_Stated task_.
Return all of the data exactly as written, without the pictures.

_Records provided_.
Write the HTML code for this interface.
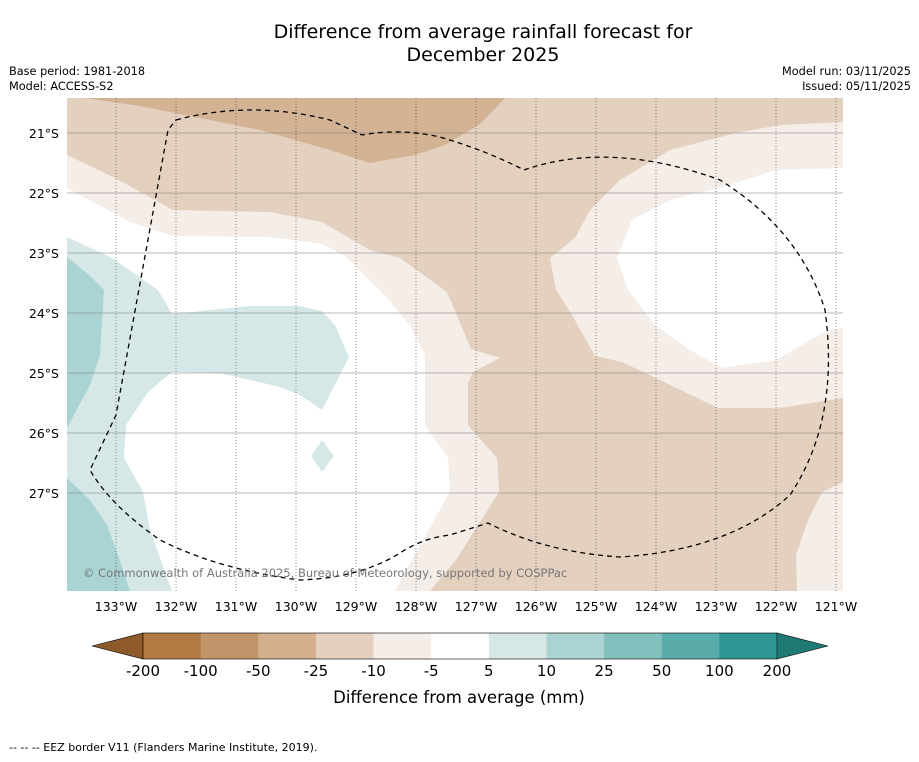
<!DOCTYPE html>
<html><head><meta charset="utf-8"><style>
body{margin:0;background:#fff;font-family:"DejaVu Sans","Liberation Sans",sans-serif}
svg text{font-family:"DejaVu Sans","Liberation Sans",sans-serif}
</style></head><body>
<svg id="c" width="919" height="758" viewBox="0 0 919 758" xmlns="http://www.w3.org/2000/svg">
<text x="483" y="38" font-size="19" text-anchor="middle">Difference from average rainfall forecast for</text>
<text x="483" y="61" font-size="19" text-anchor="middle">December 2025</text>
<text x="9" y="75" font-size="11.3">Base period: 1981-2018</text>
<text x="9" y="90" font-size="11.3">Model: ACCESS-S2</text>
<text x="911" y="75" font-size="11.3" text-anchor="end">Model run: 03/11/2025</text>
<text x="911" y="90" font-size="11.3" text-anchor="end">Issued: 05/11/2025</text>
<defs><clipPath id="mc"><rect x="67" y="98" width="776" height="493"/></clipPath></defs>
<g clip-path="url(#mc)">
<rect x="67" y="98" width="776" height="493" fill="#e3d0bf"/>
<polygon fill="#d4b294" points="85,98 505,98 480,124 445,145 415,155 370,163 330,150 260,130 200,118 140,106"/>
<polygon fill="#f4ede8" points="67,155 115,178 173,210 270,212 322,222 370,250 400,258 447,292 471,349 500,358 473,372 468,383 468,425 497,458 499,492 456,560 430,591 67,591"/>
<polygon fill="#f4ede8" points="843,122 780,125 736,133 670,150 620,180 590,210 575,238 550,258 556,290 572,315 595,356 622,362 660,380 718,408 780,408 843,398"/>
<polygon fill="#f4ede8" points="843,482 822,492 808,520 796,555 797,591 843,591"/>
<polygon fill="#fff" points="67,188 130,222 173,236 270,237 322,244 345,256 380,290 410,325 425,355 425,425 448,458 450,492 420,545 395,591 67,591"/>
<polygon fill="#fff" points="843,168 776,170 722,187 670,200 632,220 617,258 628,290 655,325 690,350 722,368 776,360 802,345 828,330 843,328"/>
<polygon fill="#d5e8e7" points="67,237 112,258 158,290 172,314 250,306 300,306 322,311 335,325 349,357 322,410 300,395 280,387 220,373 172,372 148,392 126,425 124,458 143,492 150,530 172,591 67,591"/>
<polygon fill="#d5e8e7" points="311,456 322,440 334,456 322,472"/>
<polygon fill="#aad4d4" points="67,257 90,276 104,290 100,355 90,385 67,428"/>
<polygon fill="#aad4d4" points="67,478 90,500 107,525 118,555 130,591 67,591"/>
<g id="grid"></g>
<path fill="none" stroke="#000" stroke-width="1.3" stroke-dasharray="5,4" d="M176,120 Q250,100 330,120 L362,135 Q400,128 440,137 Q485,150 524,170 Q610,140 720,180 Q800,230 825,310 Q840,420 790,495 Q730,550 620,557 Q545,552 488,523 L450,535 Q423,538 400,553 Q360,578 300,580 Q220,570 160,540 Q110,505 90,470 L116,415 L168,130 Z"/>
<text x="83" y="577" font-size="11.5" fill="#777">© Commonwealth of Australia 2025, Bureau of Meteorology, supported by COSPPac</text>
</g>
<g id="axes"></g>
<g id="cbar"></g>
<text x="459" y="703" font-size="16.5" text-anchor="middle">Difference from average (mm)</text>
<text x="9" y="751" font-size="11">--  --  -- EEZ border V11 (Flanders Marine Institute, 2019).</text>
</svg>
<script>
const lonTicks=[133,132,131,130,129,128,127,126,125,124,123,122,121];
const latTicks=[21,22,23,24,25,26,27];
const cbLevels=["-200","-100","-50","-25","-10","-5","5","10","25","50","100","200"];
const cbColors=["#b07a40","#c0956a","#d4b08e","#e3d0bf","#f4ede8","#ffffff","#d5e8e7","#aad4d4","#82c0be","#5aacab","#2f9793"];
const NS="http://www.w3.org/2000/svg";
function mk(t,a,p){const e=document.createElementNS(NS,t);for(const k in a)e.setAttribute(k,a[k]);p.appendChild(e);return e;}
const xLon=l=>116+(133-l)*60, yLat=l=>133+(l-21)*60;
const grid=document.getElementById('grid'),axes=document.getElementById('axes'),cb=document.getElementById('cbar');
lonTicks.forEach(l=>{
 const ln=mk('line',{x1:xLon(l),x2:xLon(l),y1:98,y2:591,stroke:'#444','stroke-width':0.6,'stroke-dasharray':'1,2'},grid);
 
 
 const t=mk('text',{x:xLon(l),y:611,'font-size':12.5,'text-anchor':'middle'},axes);t.textContent=l+'°W';
 
 
});
latTicks.forEach(l=>{
 const ln=mk('line',{x1:67,x2:843,y1:yLat(l),y2:yLat(l),stroke:'#777','stroke-width':0.6},grid);
 
 
 const t=mk('text',{x:59,y:yLat(l)+5,'font-size':12.5,'text-anchor':'end'},axes);t.textContent=l+'°S';
 
 
});
const x0=143,x1=777,n=cbColors.length,w=(x1-x0)/n,y0=633,h=26;
const lt=mk('polygon',{points:`92,${y0+h/2} ${x0},${y0} ${x0},${y0+h}`,fill:'#8f5a2a',stroke:'#000','stroke-width':0.6},cb);


const rt=mk('polygon',{points:`828,${y0+h/2} ${x1},${y0} ${x1},${y0+h}`,fill:'#1f7a76',stroke:'#000','stroke-width':0.6},cb);


cbColors.forEach((c,i)=>{
 const r=mk('rect',{x:x0+i*w,y:y0,width:w+0.5,height:h,fill:c},cb);
 
 
});
mk('rect',{x:x0,y:y0,width:x1-x0,height:h,fill:'none',stroke:'#000','stroke-width':0.6},cb);
cbLevels.forEach((v,i)=>{
 const t=mk('text',{x:x0+i*w,y:676,'font-size':15,'text-anchor':'middle'},cb);t.textContent=v;
 
 
});
</script>
</body></html>
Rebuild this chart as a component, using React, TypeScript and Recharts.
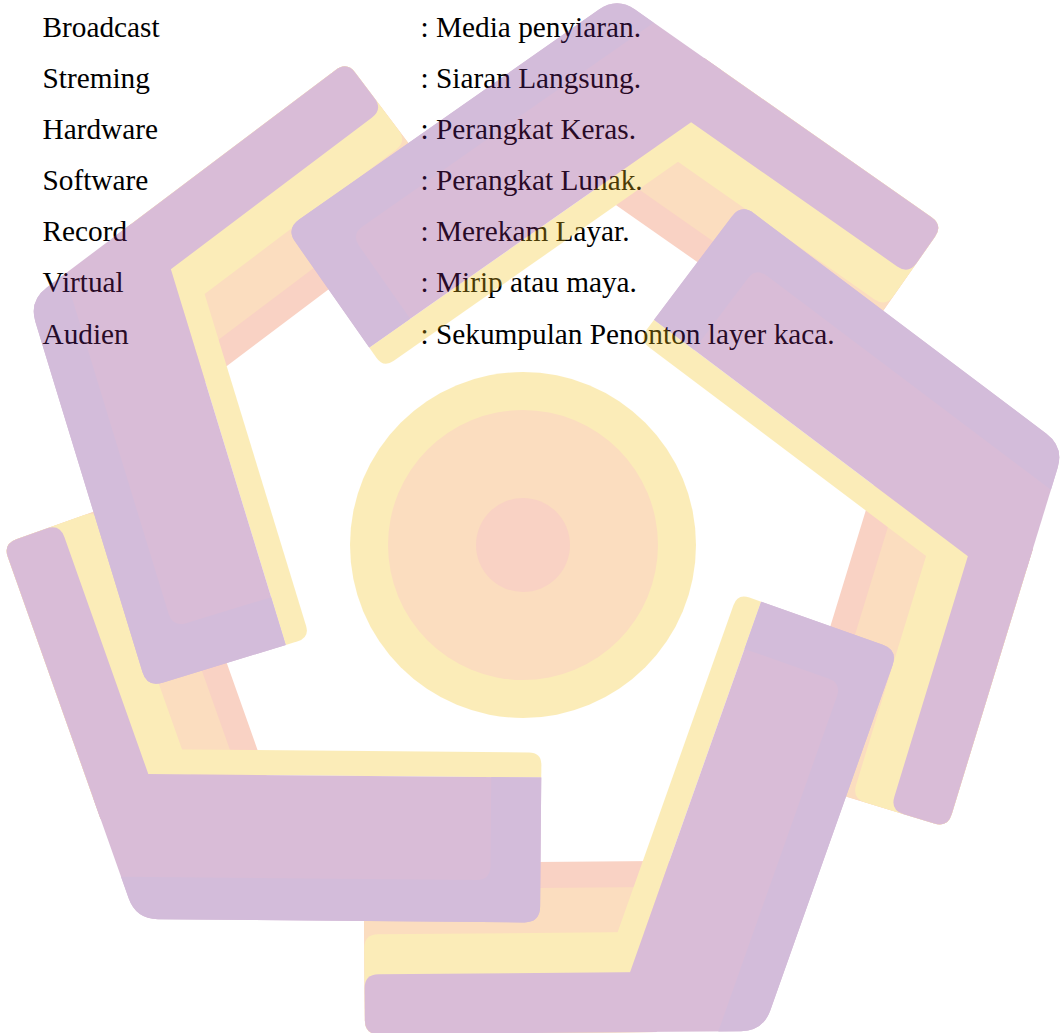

_Solution for this exercise_.
Write the HTML code for this interface.
<!DOCTYPE html>
<html><head><meta charset="utf-8"><style>
body{margin:0;background:#fff;font-family:"DejaVu Sans","Liberation Sans",sans-serif}
svg text{font-family:"DejaVu Sans","Liberation Sans",sans-serif}
</style></head><body>
<svg id="c" width="919" height="758" viewBox="0 0 919 758" xmlns="http://www.w3.org/2000/svg">
<text x="483" y="38" font-size="19" text-anchor="middle">Difference from average rainfall forecast for</text>
<text x="483" y="61" font-size="19" text-anchor="middle">December 2025</text>
<text x="9" y="75" font-size="11.3">Base period: 1981-2018</text>
<text x="9" y="90" font-size="11.3">Model: ACCESS-S2</text>
<text x="911" y="75" font-size="11.3" text-anchor="end">Model run: 03/11/2025</text>
<text x="911" y="90" font-size="11.3" text-anchor="end">Issued: 05/11/2025</text>
<defs><clipPath id="mc"><rect x="67" y="98" width="776" height="493"/></clipPath></defs>
<g clip-path="url(#mc)">
<rect x="67" y="98" width="776" height="493" fill="#e3d0bf"/>
<polygon fill="#d4b294" points="85,98 505,98 480,124 445,145 415,155 370,163 330,150 260,130 200,118 140,106"/>
<polygon fill="#f4ede8" points="67,155 115,178 173,210 270,212 322,222 370,250 400,258 447,292 471,349 500,358 473,372 468,383 468,425 497,458 499,492 456,560 430,591 67,591"/>
<polygon fill="#f4ede8" points="843,122 780,125 736,133 670,150 620,180 590,210 575,238 550,258 556,290 572,315 595,356 622,362 660,380 718,408 780,408 843,398"/>
<polygon fill="#f4ede8" points="843,482 822,492 808,520 796,555 797,591 843,591"/>
<polygon fill="#fff" points="67,188 130,222 173,236 270,237 322,244 345,256 380,290 410,325 425,355 425,425 448,458 450,492 420,545 395,591 67,591"/>
<polygon fill="#fff" points="843,168 776,170 722,187 670,200 632,220 617,258 628,290 655,325 690,350 722,368 776,360 802,345 828,330 843,328"/>
<polygon fill="#d5e8e7" points="67,237 112,258 158,290 172,314 250,306 300,306 322,311 335,325 349,357 322,410 300,395 280,387 220,373 172,372 148,392 126,425 124,458 143,492 150,530 172,591 67,591"/>
<polygon fill="#d5e8e7" points="311,456 322,440 334,456 322,472"/>
<polygon fill="#aad4d4" points="67,257 90,276 104,290 100,355 90,385 67,428"/>
<polygon fill="#aad4d4" points="67,478 90,500 107,525 118,555 130,591 67,591"/>
<g id="grid"></g>
<path fill="none" stroke="#000" stroke-width="1.3" stroke-dasharray="5,4" d="M176,120 Q250,100 330,120 L362,135 Q400,128 440,137 Q485,150 524,170 Q610,140 720,180 Q800,230 825,310 Q840,420 790,495 Q730,550 620,557 Q545,552 488,523 L450,535 Q423,538 400,553 Q360,578 300,580 Q220,570 160,540 Q110,505 90,470 L116,415 L168,130 Z"/>
<text x="83" y="577" font-size="11.5" fill="#777">© Commonwealth of Australia 2025, Bureau of Meteorology, supported by COSPPac</text>
</g>
<g id="axes"></g>
<g id="cbar"></g>
<text x="459" y="703" font-size="16.5" text-anchor="middle">Difference from average (mm)</text>
<text x="9" y="751" font-size="11">--  --  -- EEZ border V11 (Flanders Marine Institute, 2019).</text>
</svg>
<script>
const lonTicks=[133,132,131,130,129,128,127,126,125,124,123,122,121];
const latTicks=[21,22,23,24,25,26,27];
const cbLevels=["-200","-100","-50","-25","-10","-5","5","10","25","50","100","200"];
const cbColors=["#b07a40","#c0956a","#d4b08e","#e3d0bf","#f4ede8","#ffffff","#d5e8e7","#aad4d4","#82c0be","#5aacab","#2f9793"];
const NS="http://www.w3.org/2000/svg";
function mk(t,a,p){const e=document.createElementNS(NS,t);for(const k in a)e.setAttribute(k,a[k]);p.appendChild(e);return e;}
const xLon=l=>116+(133-l)*60, yLat=l=>133+(l-21)*60;
const grid=document.getElementById('grid'),axes=document.getElementById('axes'),cb=document.getElementById('cbar');
lonTicks.forEach(l=>{
 const ln=mk('line',{x1:xLon(l),x2:xLon(l),y1:98,y2:591,stroke:'#444','stroke-width':0.6,'stroke-dasharray':'1,2'},grid);
 
 
 const t=mk('text',{x:xLon(l),y:611,'font-size':12.5,'text-anchor':'middle'},axes);t.textContent=l+'°W';
 
 
});
latTicks.forEach(l=>{
 const ln=mk('line',{x1:67,x2:843,y1:yLat(l),y2:yLat(l),stroke:'#777','stroke-width':0.6},grid);
 
 
 const t=mk('text',{x:59,y:yLat(l)+5,'font-size':12.5,'text-anchor':'end'},axes);t.textContent=l+'°S';
 
 
});
const x0=143,x1=777,n=cbColors.length,w=(x1-x0)/n,y0=633,h=26;
const lt=mk('polygon',{points:`92,${y0+h/2} ${x0},${y0} ${x0},${y0+h}`,fill:'#8f5a2a',stroke:'#000','stroke-width':0.6},cb);


const rt=mk('polygon',{points:`828,${y0+h/2} ${x1},${y0} ${x1},${y0+h}`,fill:'#1f7a76',stroke:'#000','stroke-width':0.6},cb);


cbColors.forEach((c,i)=>{
 const r=mk('rect',{x:x0+i*w,y:y0,width:w+0.5,height:h,fill:c},cb);
 
 
});
mk('rect',{x:x0,y:y0,width:x1-x0,height:h,fill:'none',stroke:'#000','stroke-width':0.6},cb);
cbLevels.forEach((v,i)=>{
 const t=mk('text',{x:x0+i*w,y:676,'font-size':15,'text-anchor':'middle'},cb);t.textContent=v;
 
 
});
</script>
</body></html>
Rebuild this chart as a component, using React, TypeScript and Recharts.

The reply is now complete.